Have we Grown Beyond Poetry?

Poetry is dead. There are poets in abundance, but they are amateurs, generally not paid or praised for their chosen art form. The sonnet is gone, mostly forgotten, the words of the epic poem have grown weary, and stale, the entire world of poetry as we know it, as we once knew it, is gone forever.

However it still exists. Maybe it has even evolved, from the mere words and rhyme and measure into something new, something as powerful if not more so.

In the ancient world there were two major lyrical arts. There was poetry, which used words to create emotions riding upon cadences and literary tricks and plays on word and rhyme and tone. Then, there was music, which worked in mostly unspoken terms, merely evoking the stirring of the spirits beneath the human façade.

Today however, these art forms generally do not exist without one another. There is a little music, often electronic, sometimes experimental, which doesn’t bother with words; however these songs usually do not gain widespread exposure.

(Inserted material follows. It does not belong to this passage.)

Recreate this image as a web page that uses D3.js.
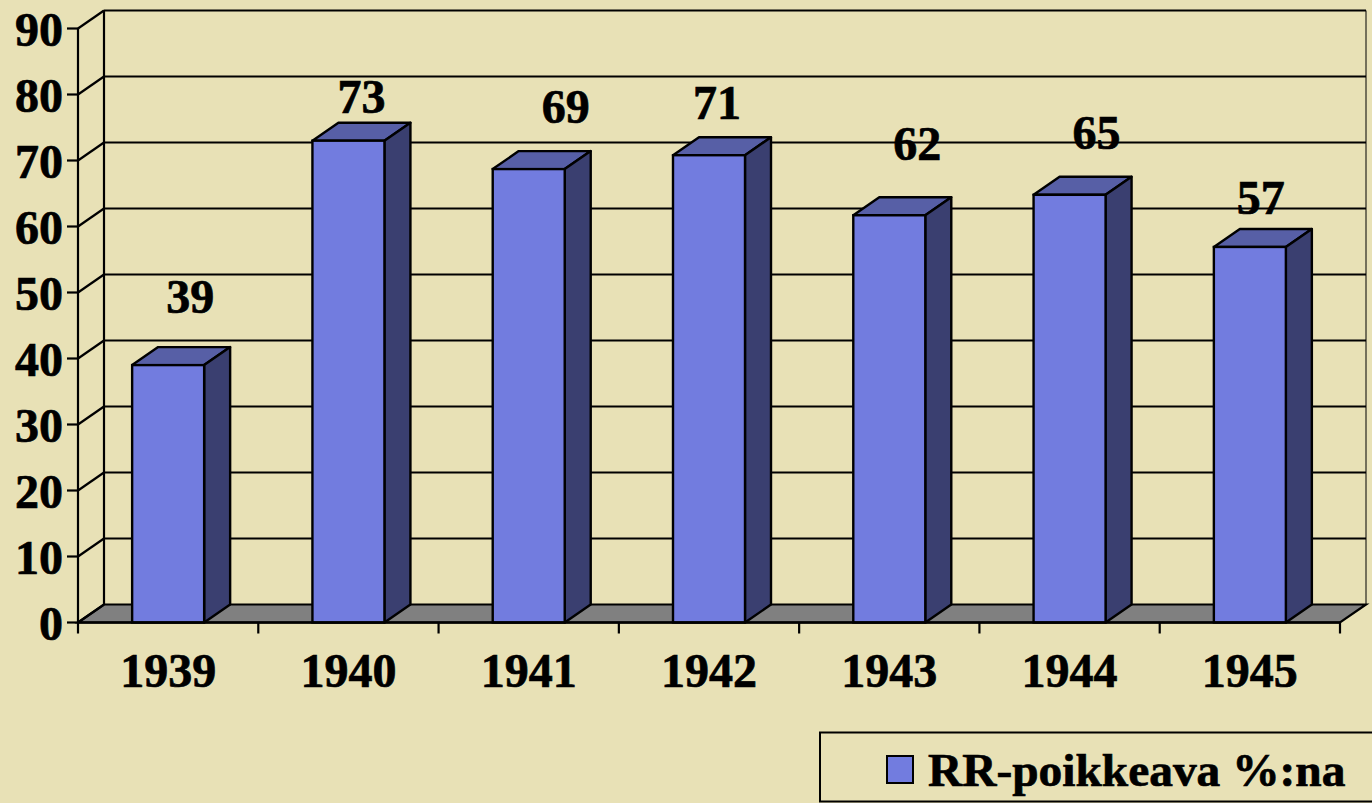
<!DOCTYPE html>
<html><head><meta charset="utf-8">
<script src="https://cdnjs.cloudflare.com/ajax/libs/d3/7.8.5/d3.min.js"></script>
<style>html,body{margin:0;padding:0;background:#E8E1B6}svg{display:block}text{font-family:"Liberation Serif",serif;font-weight:700;fill:#000;stroke:#000;stroke-width:.7px}</style>
</head><body><script>
const years=["1939","1940","1941","1942","1943","1944","1945"];
const barValues=[39,73,68.7,70.8,61.7,64.8,56.9];
const labels=[39,73,69,71,62,65,57];
const yTicks=[0,10,20,30,40,50,60,70,80,90];
const seriesName="RR-poikkeava %:na";
// hand-placed data label nudges of the original chart (dx, dy from bar top)
const labelDx=[22,13,37,8,28,27,11];
const labelDy=[-52,-28,-46,-36,-55,-46,-33];

const W=1372,H=803,dx=26,dy=-18;
const x=d3.scaleBand().domain(years).range([78,1340]);
const y=d3.scaleLinear().domain([0,90]).range([622.5,28.5]);
const barW=72;
const barX=d=>x(d)+x.bandwidth()/2-barW/2;
const svg=d3.select("body").append("svg").attr("width",W).attr("height",H);
const lw=2.2;
const line=(g,a,b,c,d,w=lw)=>g.append("line").attr("x1",a).attr("y1",b).attr("x2",c).attr("y2",d).attr("stroke","#000").attr("stroke-width",w);
svg.append("rect").attr("width",W).attr("height",H).attr("fill","#E8E1B6");

// floor
const [x0,x1]=x.range(), y0=y(0);
svg.append("polygon").attr("points",[[x0,y0],[x0+dx,y0+dy],[x1+dx,y0+dy],[x1,y0]].join(" "))
  .attr("fill","#808080").attr("stroke","#000").attr("stroke-width",lw);
// back wall + gridlines
const grid=svg.append("g");
yTicks.forEach(t=>{
  if(t>0) line(grid,x0+dx,y(t)+dy,x1+dx,y(t)+dy);
  line(grid,x0,y(t),x0+dx,y(t)+dy);
  line(grid,x0-11,y(t),x0,y(t));
});
line(grid,x0,y(0),x0,y(90));
line(grid,x0+dx,y(0)+dy,x0+dx,y(90)+dy);
line(grid,x1+dx,y(0)+dy,x1+dx,y(90)+dy,1);
// x ticks
[...years.map(d=>x(d)),x1].forEach(v=>line(grid,v,y0,v,y0+11));

// bars
const bars=svg.append("g").selectAll("g").data(years).join("g");
const sw=2.4;
bars.append("polygon").attr("fill","#575FA6").attr("stroke","#000").attr("stroke-width",sw).attr("stroke-linejoin","round")
  .attr("points",(d,i)=>{const a=barX(d),t=y(barValues[i]);return [[a,t],[a+dx,t+dy],[a+barW+dx,t+dy],[a+barW,t]].join(" ")});
bars.append("polygon").attr("fill","#3A3F70").attr("stroke","#000").attr("stroke-width",sw).attr("stroke-linejoin","round")
  .attr("points",(d,i)=>{const a=barX(d)+barW,t=y(barValues[i]);return [[a,t],[a+dx,t+dy],[a+dx,y0+dy],[a,y0]].join(" ")});
bars.append("rect").attr("fill","#727CDF").attr("stroke","#000").attr("stroke-width",sw)
  .attr("x",d=>barX(d)).attr("y",(d,i)=>y(barValues[i])).attr("width",barW).attr("height",(d,i)=>y0-y(barValues[i]));
line(svg,x0,y0,x1,y0,2.4);

// y labels
svg.append("g").selectAll("text").data(yTicks).join("text")
  .attr("x",63).attr("y",d=>y(d)+17).attr("text-anchor","end").attr("font-size",48).text(d=>d);
// x labels
svg.append("g").selectAll("text").data(years).join("text")
  .attr("x",d=>x(d)+x.bandwidth()/2).attr("y",687).attr("text-anchor","middle").attr("font-size",48).text(d=>d);
// value labels
svg.append("g").selectAll("text").data(labels).join("text")
  .attr("x",(d,i)=>x(years[i])+x.bandwidth()/2+labelDx[i]).attr("y",(d,i)=>y(barValues[i])+labelDy[i])
  .attr("text-anchor","middle").attr("font-size",48).text(d=>d);

// legend
svg.append("rect").attr("x",820).attr("y",732.5).attr("width",560).attr("height",69).attr("fill","none").attr("stroke","#000").attr("stroke-width",2);
svg.append("rect").attr("x",887).attr("y",756).attr("width",26).attr("height",27).attr("fill","#727CDF").attr("stroke","#000").attr("stroke-width",2);
svg.append("text").attr("x",928).attr("y",786).attr("font-size",47.4).text(seriesName);
</script></body></html>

On the other hand there is still poetry; we have the profound works of the great Maya Angelou, as well as the wisdom of Shel Silverstein, yet these two are rare successes in a world which finds such art forms largely irrelevant.

Instead the two practices have melded, forged together to create an entirely new vision of expression. The beauty of words spoken, meaning, profound depth set to the emotional power of song, tone, rhythm, and flow. Together they are an ultimate art, which has largely destroyed the ancestral arts which gave them birth.

It’s a natural process. While poetry is based on words, it has always shown truest when those words were spoken well, with cadence, with lilt, with an understanding of the way sounds trill together to form an almost lyrical quality.

The same is true of music on the opposite end. The powerful sounds which blast from voice and horn always meant something, always moved people, giving rise to thoughts, emotions, and ideas that were too subtle to understand amidst the blaring of the symphony. But there were words there; humanity simply did not know exactly how to interpret them.

The change occurred when we started to record sound. It was only then that the written words of the poet could finally come alive, be breathed, be understood according to the living fire that was behind them.

The same again is true of music, which now could flow passionately out of a simple box, sending signals of emotion, power, and passion into peoples ears right in there very homes.

It wasn’t an idea to combine the two, it was natural, it was built into the system. Once you started to put words to the emotion of song, once you started combining vocabulary with the movement of a symphony, suddenly both arts became clear in a way that our ancestors could never understand. The two halves of the whole were finally united.

At first this gave rise to great works of poetry. Wordsmiths, now equipped with the power of song in their hearts, could create poems which were that much more profound, that much more powerful, because they incorporated the real time element of rhythm into their every verse.

However eventually, the truth of these bedfellows could not be denied. They are united by purpose, by goal, by the very fact of their own creative existence. They are two halves of a coin finally joined in the mind of the artist by the possibilities of technology and the inspiration of a new world.

Poetry is not dead, it has evolved, into a million songs screaming into the night, into dances and bonfires and movements and a world which could not have existed before, and which will only grow, as the power of the art continues to evolve.